For AI applications requiring response times under 10 milliseconds, the public cloud is often not viable. Can you share some real-world examples of these ultra-low-latency workloads and explain how architects should design an infrastructure that reliably meets such strict performance demands?

Absolutely. We see this demand in any scenario where an AI-driven decision has to happen in the blink of an eye. Think of a factory floor where an AI-powered camera system needs to detect a flaw on an assembly line and trigger a robotic arm to remove it instantly, or in financial services, where an algorithmic trading platform must react to market data in microseconds. These applications simply cannot tolerate the inherent delays of sending data to a distant cloud data center and waiting for a response. The network latency alone makes it impossible. For architects, the design principle is clear: you must move the computation as close to the source of the data as possible. This means designing for on-premises or even edge deployments where the AI models run locally. That is the only way to guarantee you can reliably meet those sub-10-millisecond response times required for mission-critical, real-time operations.

A “three-tier approach” using cloud for elasticity, on-premises for production, and edge for immediacy is gaining traction. How do these tiers interact in a real-world AI deployment? Please provide a practical example of a business process that would leverage all three platforms simultaneously.

This three-tier model is really about using the right tool for the right job, and they work together in a very complementary way. Imagine a large retail chain. At the edge—in their physical stores—they might deploy AI on local devices to analyze video feeds for real-time shelf stocking alerts or to power a frictionless checkout system. This requires immediate, on-site processing. The data from these edge devices, perhaps aggregated and anonymized, is then sent to their on-premises data center. This is where their core production workloads run—things like the AI models for demand forecasting and supply chain optimization, which need consistent, predictable performance and cost. Finally, the cloud serves as their innovation sandbox. Their data science teams can spin up massive GPU clusters in the public cloud for experimentation, using its elasticity to train next-generation AI models without the upfront cost of building out permanent infrastructure. Once a model is proven, it can then be deployed to the on-prem or edge tiers for production use. It’s a continuous, integrated cycle.

For years, a “cloud-first” strategy was dominant, but AI economics are causing a shift. What is the most compelling argument for communicating the value of a hybrid platform to a board that may still be committed to a cloud-only mandate?

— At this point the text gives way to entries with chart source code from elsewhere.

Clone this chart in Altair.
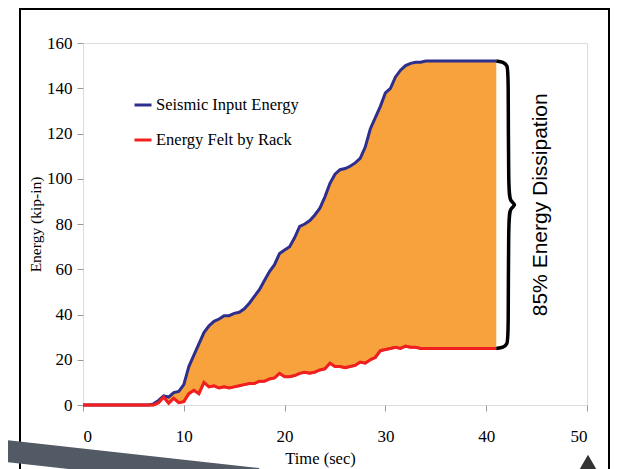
import altair as alt
import pandas as pd

# time grid (sec)
times = [i * 0.5 for i in range(83)]  # 0 .. 41

seismic = [0] * 14 + [
    0.5, 2, 4, 3.5, 5.5, 6, 9, 17, 22, 27, 32, 35, 37, 38, 39.5, 39.5, 40.5, 41,
    42.5, 45, 48, 51, 55, 59, 62, 67, 68.5, 70, 74, 79, 80, 81.5, 84, 87, 92, 98,
    102, 104, 104.5, 105.5, 107, 109, 114, 122, 127, 132, 138, 140, 145, 148, 150,
    151, 151.5, 151.5, 152,
] + [152] * 14

rack = [0] * 15 + [
    1, 3.5, 0.8, 3, 1, 1.5, 5, 6.5, 5, 10, 8, 8.5, 7.5, 8, 7.5, 8, 8.5, 9, 9.5,
    9.5, 10.5, 10.5, 11.5, 12, 14, 12.5, 12.5, 13, 14, 14.5, 14, 14.5, 15.5, 16,
    18.5, 17, 17, 16.5, 17, 17.5, 19, 18.5, 20, 21, 24, 24.5, 25, 25.5, 25, 26,
    25.5, 25.5, 25,
] + [25] * 15

series_names = ["Seismic Input Energy", "Energy Felt by Rack"]
series_colors = ["#2E2E8F", "#F02020"]
annotation = "85% Energy Dissipation"

x_ticks = [0, 10, 20, 30, 40, 50]
y_ticks = [0, 20, 40, 60, 80, 100, 120, 140, 160]

df = pd.DataFrame({"t": times, "blue": seismic, "red": rack})
long = pd.concat([
    pd.DataFrame({"t": times, "E": seismic, "series": series_names[0]}),
    pd.DataFrame({"t": times, "E": rack, "series": series_names[1]}),
])

top = seismic[-1]
bot = rack[-1]
mid = (top + bot) / 2
t_end = times[-1]
brace_t = [t_end, t_end + 0.7, t_end + 1.1, t_end + 1.2, t_end + 1.2, t_end + 1.4, t_end + 2.0,
           t_end + 1.4, t_end + 1.2, t_end + 1.2, t_end + 1.1, t_end + 0.7, t_end]
brace_e = [top, top - 0.3, top - 2, top - 5, mid + 5, mid + 1.5, mid,
           mid - 1.5, mid - 5, bot + 5, bot + 2, bot + 0.3, bot]
brace = pd.DataFrame({"t": brace_t, "E": brace_e, "i": list(range(len(brace_t)))})

xs = alt.Scale(domain=[0, 50], nice=False)
ys = alt.Scale(domain=[0, 160], nice=False)

serif = "Times New Roman, Liberation Serif, serif"

xaxis = alt.Axis(title="Time (sec)", values=x_ticks, format="d", grid=False, domain=False,
                 labelFont=serif, labelFontSize=17, labelColor="black", labelPadding=17,
                 tickSize=6, tickColor="#999999", titleFont=serif, titleFontSize=16.5,
                 titleFontWeight="normal", titleColor="black", titlePadding=6, titleX=237)
yaxis = alt.Axis(title="Energy (kip-in)", values=y_ticks, format="d", grid=False, domain=False,
                 labelFont=serif, labelFontSize=17, labelColor="black", labelPadding=5,
                 tickSize=6, tickColor="#999999", titleFont=serif, titleFontSize=15.5,
                 titleFontWeight="normal", titleColor="black", titlePadding=3)

area = alt.Chart(df).mark_area(color="#F7A23C").encode(
    x=alt.X("t:Q", scale=xs, axis=xaxis),
    y=alt.Y("blue:Q", scale=ys, axis=yaxis),
    y2="red:Q",
)

lines = alt.Chart(long).mark_line(strokeWidth=3).encode(
    x=alt.X("t:Q", scale=xs),
    y=alt.Y("E:Q", scale=ys),
    color=alt.Color("series:N", scale=alt.Scale(domain=series_names, range=series_colors),
                    legend=alt.Legend(orient="none", legendX=50, legendY=52, title=None,
                                      symbolType="stroke", symbolStrokeWidth=3, symbolSize=289,
                                      labelFont=serif, labelFontSize=16.5, labelColor="black",
                                      rowPadding=16, padding=0, labelOffset=3)),
)

red_top = alt.Chart(df).mark_line(strokeWidth=2.5, color=series_colors[1]).encode(
    x=alt.X("t:Q", scale=xs),
    y=alt.Y("red:Q", scale=ys),
)

brace_line = alt.Chart(brace).mark_line(color="black", strokeWidth=3.5, interpolate="basis").encode(
    x=alt.X("t:Q", scale=xs),
    y=alt.Y("E:Q", scale=ys),
    order="i:Q",
)

label = alt.Chart(pd.DataFrame({"t": [45.4], "E": [mid], "txt": [annotation]})).mark_text(
    angle=270, font="Liberation Sans", fontSize=21, color="black", align="center", baseline="middle"
).encode(x=alt.X("t:Q", scale=xs), y=alt.Y("E:Q", scale=ys), text="txt:N")

one = pd.DataFrame({"a": [0]})

frame = alt.Chart(one).mark_rect(filled=False, stroke="black", strokeWidth=2).encode(
    x=alt.value(-63), x2=alt.value(526), y=alt.value(-34), y2=alt.value(450)
)

# slide decorations at the bottom edge
swoosh = alt.Chart(one).mark_rule(color="#525a66", strokeWidth=22, strokeCap="butt").encode(
    x=alt.value(-95), y=alt.value(406), x2=alt.value(175), y2=alt.value(436)
)
corner = alt.Chart(one).mark_point(shape="triangle-up", filled=True, color="#333333", size=800, opacity=1).encode(
    x=alt.value(505), y=alt.value(424)
)

chart = alt.layer(frame, area, lines, red_top, brace_line, label, swoosh, corner).properties(
    width=504, height=362,
    autosize=alt.AutoSizeParams(type="none"),
    padding={"left": 75, "top": 35, "right": 29, "bottom": 75},
).configure_view(stroke="#BBBBBB", strokeWidth=1.5).configure(background="white")

chart.save("out.html", embed_options={"renderer": "svg", "actions": False})
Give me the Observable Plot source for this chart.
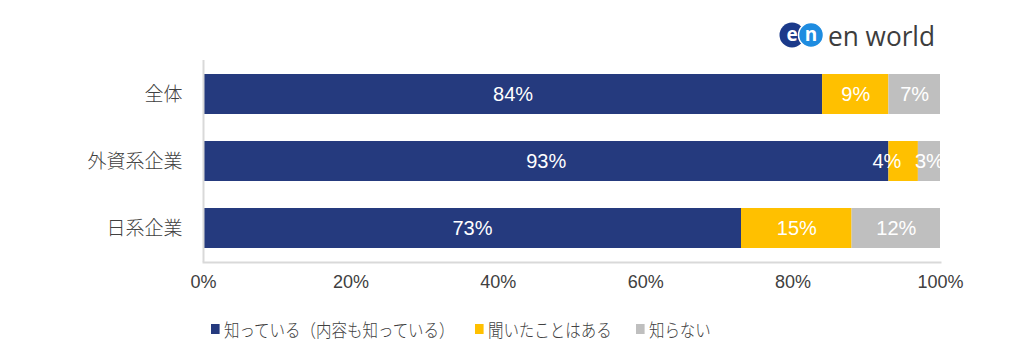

The most compelling argument is that the ground has shifted, and AI is the earthquake. For a board committed to a cloud-only mandate, you have to frame this not as a retreat from the cloud, but as a progression toward a more mature and sustainable AI strategy. You can start by stating plainly that old assumptions no longer hold; as industry analysis now shows, “cloud-first strategies can’t handle AI economics.” You then present the hybrid model as the solution that allows the company to harness AI’s power without being financially crippled by it. It’s about optimizing for cost, performance, and security. By keeping predictable, mission-critical AI workloads on-premises, we gain control and predictability over our budget. By leveraging the cloud for what it does best—experimentation and scaling—we retain our agility. It’s no longer an ‘either/or’ decision; it’s a strategic ‘both/and’ approach that delivers the best of both worlds and ensures our AI initiatives are built on a sound financial and operational foundation.

What is your forecast for the evolution of enterprise AI platforms over the next five years? Will the balance between cloud and on-premises continue to shift, and what new technologies or challenges might influence this trend?

My forecast is that the shift toward hybrid platforms will not only continue but accelerate, becoming the default architecture for any serious enterprise AI deployment. AI has acted as a great normalizer, stripping away the dogma and forcing a return to pragmatic, workload-driven decisions. The balance will keep tilting towards a thoughtful mix, where the public cloud is a vital component, but not the only one. The biggest challenge ahead won’t be about choosing between cloud and on-premises, but about mastering the integration between them. We’ll see a greater focus on technologies that enable seamless data and workload mobility across these different environments. The new frontier will be managing security, data sovereignty, and regulatory compliance across this more distributed landscape. Ultimately, the future belongs to organizations that ignore the rhetoric and build an integrated, best-of-both-worlds platform, because that is the only sustainable path to scaling AI effectively.